Not bad for a dyslexic who struggled in high school and delayed going to college, Matsler said. If it weren't for his condition, he said he might have taken a traditional route and become an accountant, doctor or CEO.

He credits the dyslexia for his ability to escape the mainstream.

"With dyslexia, you see things backwards," he said. "Letters get changed around. With 'stop' you see 'spot.' It made me see things that possibly others didn't see, like a problem and a different approach to solving the problem."

To patent something once a year is "not unreasonable, it just takes money," he said. Ideas are cheap, and he said he's got plenty of those.

The key is making the ideas tangible so others can see how an invention could benefit humanity.

Matsler hopes his latest invention -- an ergonomic motorcycle seat cushion that uses polyurethane and air to contour and support the rider's body -- will help fund future inventions.

The patent was pending in January.

A classmate from design school said Matsler excels at addressing "the human interface of mechanical devices."

That's what he is doing with the motorcycle cushion, which uses similar principles that wheelchair cushions use to keep tissue from dying. Matsler's intent is to keep himself and other motorcyclists comfortable.

"When you're on that motorcycle for 100 miles, 200 miles, it hurts," Matsler said. "What my invention does is allow men not to cramp their packages."

His cushion also absorbs vibrations of high frequency produced by the motor and low frequency from road noise.

"Your skeletal system is absorbing these vibrations, and they will make you tired, even fall asleep," he said.

Craig Raymon is the friend from design school and rides a cruiser.

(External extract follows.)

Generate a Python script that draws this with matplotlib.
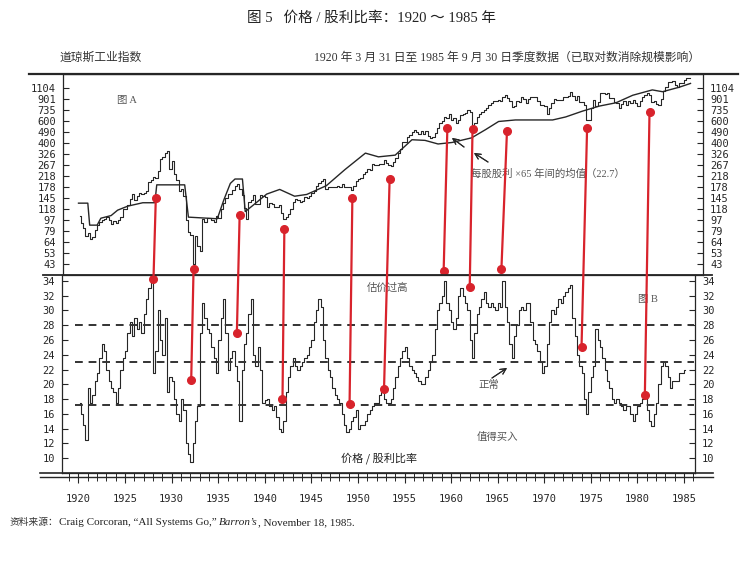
import numpy as np
import matplotlib.pyplot as plt
from matplotlib.patches import ConnectionPatch
from matplotlib.lines import Line2D
from matplotlib.ticker import NullLocator, MultipleLocator

plt.rcParams['font.family'] = ['Noto Sans CJK SC', 'DejaVu Sans']

# ---------------------------------
# data
# ---------------------------------

# Dow Jones Industrials, quarterly, 1920 Q1 .. 1985 Q3
djia = [
    104, 91, 83, 72,   76, 68, 71, 81,   88, 93, 96, 98,   102, 96, 90, 95,
    92, 96, 103, 118,   118, 128, 142, 156,   140, 152, 160, 157,   160, 166, 195, 202,
    212, 210, 240, 300,   308, 333, 343, 248,   286, 226, 204, 165,   172, 150, 96, 78,
    73, 43, 72, 60,   55, 98, 94, 100,   101, 96, 93, 104,   100, 119, 132, 144,
    156, 157, 167, 180,   187, 170, 154, 121,   99, 134, 141, 154,   131, 131, 153, 150,
    147, 122, 132, 131,   122, 123, 127, 111,   99, 103, 109, 119,   136, 143, 141, 135,
    138, 148, 146, 152,   160, 165, 181, 193,   199, 205, 172, 177,   177, 177, 177, 181,
    177, 189, 178, 177,   177, 168, 182, 200,   206, 209, 226, 235,   248, 242, 271, 269,
    269, 274, 271, 291,   279, 268, 264, 281,   303, 334, 361, 404,   409, 451, 466, 488,
    511, 492, 475, 499,   474, 503, 456, 435,   446, 478, 532, 583,   602, 643, 632, 679,
    616, 640, 580, 615,   676, 683, 701, 731,   706, 561, 579, 652,   682, 706, 732, 762,
    813, 831, 875, 874,   889, 868, 930, 969,   924, 870, 774, 785,   865, 860, 926, 905,
    840, 897, 935, 943,   935, 873, 813, 800,   785, 683, 760, 839,   904, 891, 887, 890,
    940, 929, 953, 1020,   951, 891, 947, 851,   846, 803, 608, 616,   768, 879, 794, 852,
    999, 1002, 990, 1004,   919, 916, 847, 831,   757, 819, 866, 805,   862, 842, 878, 838,
    785, 868, 932, 964,   1003, 977, 850, 875,   822, 812, 896, 1046,   1130, 1222, 1233, 1258,
    1165, 1132, 1207, 1211,   1267, 1336, 1329,
]

# dividends x 22.7 (the smooth "fair value" line)
fair_years = [1920.0, 1921.0, 1921.2, 1922.0, 1922.4, 1923.5, 1924.2, 1925.3, 1926.9,
              1928.2, 1928.4, 1931.4, 1931.8, 1934.9, 1935.6, 1936.3, 1936.8, 1937.6,
              1937.9, 1938.8, 1940.2, 1941.6, 1943.2, 1944.5, 1946.6, 1948.6, 1950.8,
              1952.2, 1954.0, 1955.8, 1957.2, 1958.6, 1960.1, 1962.2, 1963.7, 1965.1,
              1966.9, 1968.7, 1970.9, 1972.3, 1974.1, 1975.9, 1977.7, 1979.5, 1981.6,
              1982.7, 1984.5, 1985.7]
fair_vals = [132, 132, 88, 88, 100, 105, 116, 125, 133,
             133, 185, 185, 102, 99, 140, 190, 206, 206,
             113, 128, 156, 170, 150, 155, 182, 245, 332,
             310, 320, 425, 420, 393, 404, 440, 512, 595,
             612, 612, 612, 647, 720, 790, 840, 965, 1065,
             1030, 1120, 1200]

# price / dividend ratio, quarterly, 1920 Q1 .. 1985 Q1
pd_ratio = [
    17.5, 16, 14.5, 12.5,   19.5, 17.5, 18.5, 20.5,   21.5, 23.5, 25.5, 24.5,   22, 20.5, 19.5, 19,
    17.5, 19.5, 22, 23.5,   24.5, 27, 28.5, 26.5,   29, 27.5, 28.5, 27,   29.5, 31.5, 33, 34,
    21.5, 24.5, 30, 26,   24, 29, 19, 21,   20.5, 18, 16, 15,   18, 16.5, 12, 10.5,
    9.5, 12, 15, 17,   27, 31, 29, 27.5,   27, 25, 23.5, 21.5,   26, 29, 31.5, 27,
    22, 23.5, 24.5, 22.5,   20.5, 15, 22, 25.5,   27, 29.5, 31.5, 24,   22.5, 25, 22, 17.5,
    17.8, 18, 17, 16.5,   17, 15.5, 14, 13.5,   15, 19, 21, 22.5,   23.5, 22.5, 22, 22.5,
    23, 23.5, 24, 25,   26, 28.5, 30, 31.5,   30.5, 26, 23.5, 22,   21, 19.5, 18.5, 18,
    17.5, 16, 14.5, 13.5,   14, 15, 15.5, 16.5,   14, 14.5, 14.5, 15,   16, 16.5, 17, 17.5,
    17.5, 18.5, 19, 18,   17.5, 17.5, 18, 19.5,   21, 22.5, 23.5, 24.5,   25, 23.5, 22.5, 22,
    21.5, 21, 20.5, 20,   20, 21, 22, 23,   24, 27.5, 30, 31,   32, 34, 31, 30,
    28.5, 27.5, 29, 32,   33, 32, 31, 30,   26, 23.5, 27, 29.5,   30.5, 31.5, 32.5, 31,
    30.5, 31, 30.5, 30,   31, 30.5, 34, 30.5,   28.5, 25.5, 23.5, 26.5,   28, 30, 30.5, 30,
    31, 31, 28.5, 26,   25.5, 24.5, 23, 21.5,   22.5, 25.5, 28.5, 30,   29.5, 30.5, 31.5, 31,
    32, 32.5, 33, 33.5,   29, 26.5, 24, 22.5,   21.5, 18, 16, 19,   21, 22.5, 27.5, 26,
    25, 23.5, 22, 20.5,   19.5, 18, 17.5, 18,   17.5, 17, 16.5, 17,   17, 16, 15, 16,
    17, 17.5, 18, 18.5,   16.5, 15, 14.3, 16,   17.5, 20, 22.5, 23,   22.5, 21, 19.5, 20.5,
    20.5, 20.5, 21.5, 21.5,   22,
]

pd_levels = [28, 23, 17.2]

price_ticks = [43, 53, 64, 79, 97, 118, 145, 178, 218, 267, 326, 400,
               490, 600, 735, 901, 1104]
pd_ticks = [10, 12, 14, 16, 18, 20, 22, 24, 26, 28, 30, 32, 34]
year_ticks = [1920, 1925, 1930, 1935, 1940, 1945, 1950, 1955, 1960, 1965, 1970, 1975, 1980, 1985]

# red markers: upper end (Dow) and lower end (ratio, or Dow for two of them)
red_top_year = [1928.3, 1932.35, 1937.3, 1942.1, 1949.4, 1953.4, 1959.6, 1962.3, 1966.0, 1974.6, 1981.3]
red_top_val = [145, 39, 107, 82, 145, 206, 528, 514, 500, 528, 708]
red_bot_year = [1928.05, 1932.1, 1937.0, 1941.9, 1949.1, 1952.8, 1959.2, 1962.0, 1965.4, 1974.0, 1980.8]
red_bot_val = [34.3, 20.6, 26.9, 18.0, 17.3, 19.4, 38, 33.2, 39, 25.0, 18.5]
red_bot_panel = ['B', 'B', 'B', 'B', 'B', 'B', 'A', 'B', 'A', 'B', 'B']

# ---------------------------------
# layout helpers (pixel positions of the 743 x 562 page)
# ---------------------------------

W, H = 743, 562
X1920, PX_PER_YEAR = 78.5, 9.315


def box(x0, y0, x1, y1):
    return [x0 / W, 1 - y1 / H, (x1 - x0) / W, (y1 - y0) / H]


def P(x, y):
    return (x / W, 1 - y / H)


def px_year(x):
    return 1920 + (x - X1920) / PX_PER_YEAR


ink = '#262626'
red = '#d8232c'
serif_cjk = ['Liberation Serif', 'Noto Sans CJK SC']

fig = plt.figure(figsize=(W / 100, H / 100), dpi=100)
fig.patch.set_facecolor('white')

axA = fig.add_axes(box(63, 74, 703, 275))
axB = fig.add_axes(box(62, 275, 695, 473))

# ---------------------------------
# panel A : Dow Jones (log)
# ---------------------------------

t_q = 1920 + np.arange(len(djia)) * 0.25 + 0.125
axA.plot(t_q, djia, color=ink, lw=0.8, drawstyle='steps-mid')
axA.plot(fair_years, fair_vals, color=ink, lw=1.0)

axA.set_yscale('log')
axA.set_ylim(35.1, 1428)
axA.set_xlim(px_year(63), px_year(703))
axA.set_yticks(price_ticks)
axA.set_yticklabels([str(v) for v in price_ticks])
axA.yaxis.set_minor_locator(NullLocator())
axA.set_xticks([])
axA.tick_params(axis='y', direction='in', length=4, width=0.8, color=ink,
                left=True, right=True, labelleft=True, labelright=True,
                labelsize=7.5, labelcolor=ink, pad=5,
                labelfontfamily='DejaVu Sans Mono')
for s in axA.spines.values():
    s.set_color(ink)
    s.set_linewidth(0.9)

# ---------------------------------
# panel B : price / dividend ratio
# ---------------------------------

t_pd = 1920 + np.arange(len(pd_ratio)) * 0.25 + 0.125
axB.plot(t_pd, pd_ratio, color=ink, lw=0.8, drawstyle='steps-mid')
for lev in pd_levels:
    axB.hlines(lev, 1919.6, px_year(694), colors='#333333', lw=1.4,
               linestyles=(0, (4, 3)))

axB.set_ylim(7.97, 34.81)
axB.set_xlim(px_year(62), px_year(695))
axB.set_yticks(pd_ticks)
axB.set_yticklabels([str(v) for v in pd_ticks])
axB.set_xticks(year_ticks)
axB.set_xticklabels([str(v) for v in year_ticks])
axB.xaxis.set_minor_locator(MultipleLocator(1))
axB.tick_params(axis='y', direction='in', length=4, width=0.8, color=ink,
                left=True, right=True, labelleft=True, labelright=True,
                labelsize=7.5, labelcolor=ink, pad=5,
                labelfontfamily='DejaVu Sans Mono')
axB.tick_params(axis='x', which='major', direction='out', length=7, width=0.8,
                color=ink, labelsize=7.5, labelcolor=ink, pad=8,
                labelfontfamily='DejaVu Sans Mono')
axB.tick_params(axis='x', which='minor', direction='out', length=6, width=0.7,
                color=ink)
for s in axB.spines.values():
    s.set_color(ink)
    s.set_linewidth(0.9)

# long rules across the page
for (x0, x1, y, lw) in [(29, 738, 74, 1.6), (43, 712, 275, 1.3),
                        (40, 713, 473, 1.2), (40, 713, 476.5, 1.0)]:
    fig.add_artist(Line2D([x0 / W, x1 / W], [1 - y / H, 1 - y / H],
                          transform=fig.transFigure, color=ink, lw=lw))

# ---------------------------------
# red connectors
# ---------------------------------

for i in range(len(red_top_year)):
    target = axA if red_bot_panel[i] == 'A' else axB
    con = ConnectionPatch(xyA=(red_top_year[i], red_top_val[i]), coordsA=axA.transData,
                          xyB=(red_bot_year[i], red_bot_val[i]), coordsB=target.transData,
                          color=red, lw=1.6, zorder=6)
    fig.add_artist(con)

axA.plot(red_top_year, red_top_val, 'o', color=red, ms=5.5, clip_on=False, zorder=7)
for i in range(len(red_bot_year)):
    target = axA if red_bot_panel[i] == 'A' else axB
    target.plot(red_bot_year[i], red_bot_val[i], 'o', color=red, ms=5.5,
                clip_on=False, zorder=7)

# ---------------------------------
# texts
# ---------------------------------

fig.text(*P(372, 18), '图 5   价格 / 股利比率：1920 ～ 1985 年', ha='center', va='center',
         fontsize=10.5, color='#222222', family=serif_cjk)
fig.text(*P(60, 58), '道琼斯工业指数', ha='left', va='center', fontsize=8.5,
         color='#333333', family=serif_cjk)
fig.text(*P(700, 58), '1920 年 3 月 31 日至 1985 年 9 月 30 日季度数据（已取对数消除规模影响）',
         ha='right', va='center', fontsize=8.5, color='#333333', family=serif_cjk)

fig.text(*P(127, 101), '图 A', ha='center', va='center', fontsize=7.5,
         color='#555555', family=serif_cjk)
fig.text(*P(648, 300), '图 B', ha='center', va='center', fontsize=7.5,
         color='#555555', family=serif_cjk)
fig.text(*P(548, 174), '每股股利 ×65 年间的均值（22.7）', ha='center', va='center',
         fontsize=7.5, color='#555555', family=serif_cjk)
fig.text(*P(388, 288), '估价过高', ha='center', va='center', fontsize=7.5,
         color='#555555')
fig.text(*P(489, 385), '正常', ha='center', va='center', fontsize=7.5,
         color='#555555')
fig.text(*P(497, 437), '值得买入', ha='center', va='center', fontsize=7.5,
         color='#555555')
fig.text(*P(379, 458), '价格 / 股利比率', ha='center', va='center', fontsize=8,
         color='#222222')

arrow = dict(arrowstyle='->', lw=0.8, color=ink, shrinkA=0, shrinkB=0)
fig.add_artist(plt.annotate('', xy=P(452, 138), xytext=P(464, 147),
                            xycoords='figure fraction', arrowprops=arrow))
fig.add_artist(plt.annotate('', xy=P(474, 153), xytext=P(488, 162),
                            xycoords='figure fraction', arrowprops=arrow))
fig.add_artist(plt.annotate('', xy=P(507, 368), xytext=P(492, 378),
                            xycoords='figure fraction', arrowprops=arrow))

src1 = fig.text(*P(10, 525), '资料来源：', ha='left', va='baseline', fontsize=7,
                color='#333333')
src2 = plt.annotate('Craig Corcoran, \u201cAll Systems Go,\u201d ', xy=(1, 0), xycoords=src1,
                    va='bottom', ha='left', fontsize=8, color='#222222',
                    family='Liberation Serif', annotation_clip=False)
src3 = plt.annotate('Barron\u2019s', xy=(1, 0), xycoords=src2, va='bottom', ha='left',
                    fontsize=8, color='#222222', family='Liberation Serif',
                    style='italic', annotation_clip=False)
plt.annotate(', November 18, 1985.', xy=(1, 0), xycoords=src3, va='bottom', ha='left',
             fontsize=8, color='#222222', family='Liberation Serif',
             annotation_clip=False)

fig.savefig('out.png', dpi=100)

He was one of the many friends from whom Matsler sought feedback.

"I get a big grin every time I get a call from him because, even if you're busy, a few minutes later, you want to share in his discovery and his process and see his new prototype," Raymon said. "Winny's always been kind of a quirky, idealistic, eccentric designer guy."

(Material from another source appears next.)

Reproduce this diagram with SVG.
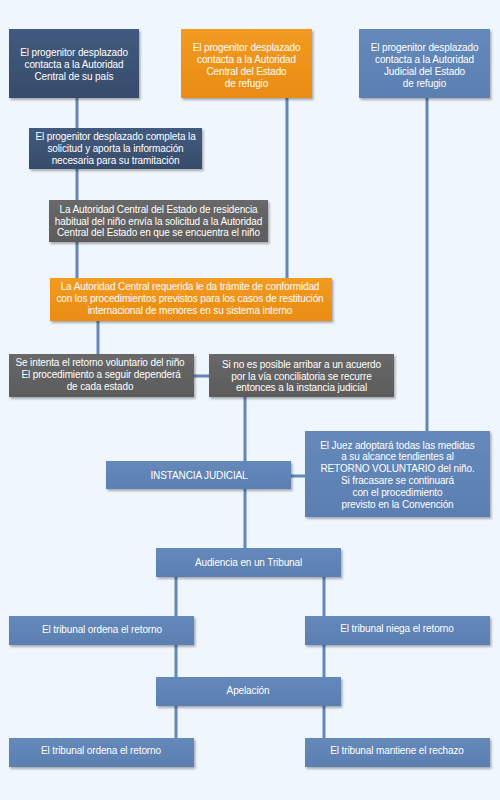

Matsler studied philosophy at Southern Illinois University Carbondale before a friend suggested product design with an emphasis on special populations. He solidified the career switch after a summer college trip to Port Au Prince, Haiti, where he worked with a Catholic church that took care of disabled children.

"We built wheelchair accessible ramps, railing for the bathrooms, a rehabilitation tool that helped underdeveloped children take their first steps and learn to walk with the correct gait," he said.

After graduation, Matsler worked for 13 years as a product designer for The ROHO Group Inc., of Belleville, and nearly six years for Star Cushion Products Inc., of
Freeburg.

Matsler's "smiling attitude" helps him get past negative feedback to make a better product, Raymon said.

"To people who want to be inventors, the obstacles will be other people," Matsler said. "They get excited about that idea, they share that idea and other people criticize it unduly."

Something Matsler learned long ago from his parents, retired educators Franklin and Lois Matsler, helps him cruise pass criticism: "If you make others succeed, that's a measure of success."

That is why whenever a young person shares an idea with Matsler, he tells them to take their passion and run with it. But sometimes it takes a mentor to discern a practical project from an unrealistic one.

Before a friend encouraged Matsler to pursue the more lucrative cushion design, Matsler dabbled with a fond idea -- the patented Rotating Buoyant-Winged Aircraft.

The aircraft -- a garlic-shaped balloon atop a black body that holds the motor and propellor -- is an unmanned aerial vehicles that isn't built for speed, but for economy and endurance.

"It reminds me of a worm that sucks on the floor of a riverbed," Matsler said. "And the funny looking balloon is the best I can do with the money and technology available to me. If I had the money to pursue the project, I'd make it into a butterfly."

The aircraft now hibernates in his basement, where motorcycle cushions eventually will be packaged and shipped to customers. Other evidence of his work reside elsewhere in the house.

A different seat cushion representing one of his designs can be found on each hard chair at the kitchen table. Sketches of prototypes line a dining room wall. Rolls of polyurethane lie near a tool bench and vacuum forming machine in his garage.

Pieces from local artists, and his older brother's original works, adorn Matsler's walls. "Art makes me happy, and I can't invent when I'm unhappy," he said.

Personal experience, like time spent on his Triumph Sprint sport bike, also inspires ideas. Ideas percolate when he's submerged in water or surrounded by people.

"When I swim, my mind's kind of resting," Matsler said. "I'm really people-dependent as far as ideas go. It takes people to define concerns that really need to be addressed."

He structures his time around swimming four miles a week, a Swansea Rotary Club meeting Thursday mornings and daily doses of news between 5:30 and 6 p.m., when he doesn't answer the phone.

The best ideas snatch him from his routine, and when they do, he boils a pot of generic Chinese tea and goes to work.

"When I get on a roll, I roll until it's done," Matsler said. "And sometimes there's a pressure for me to get something done, and pressure evokes ideas out of necessity."

At least for now, he may feel less pressure where he sits.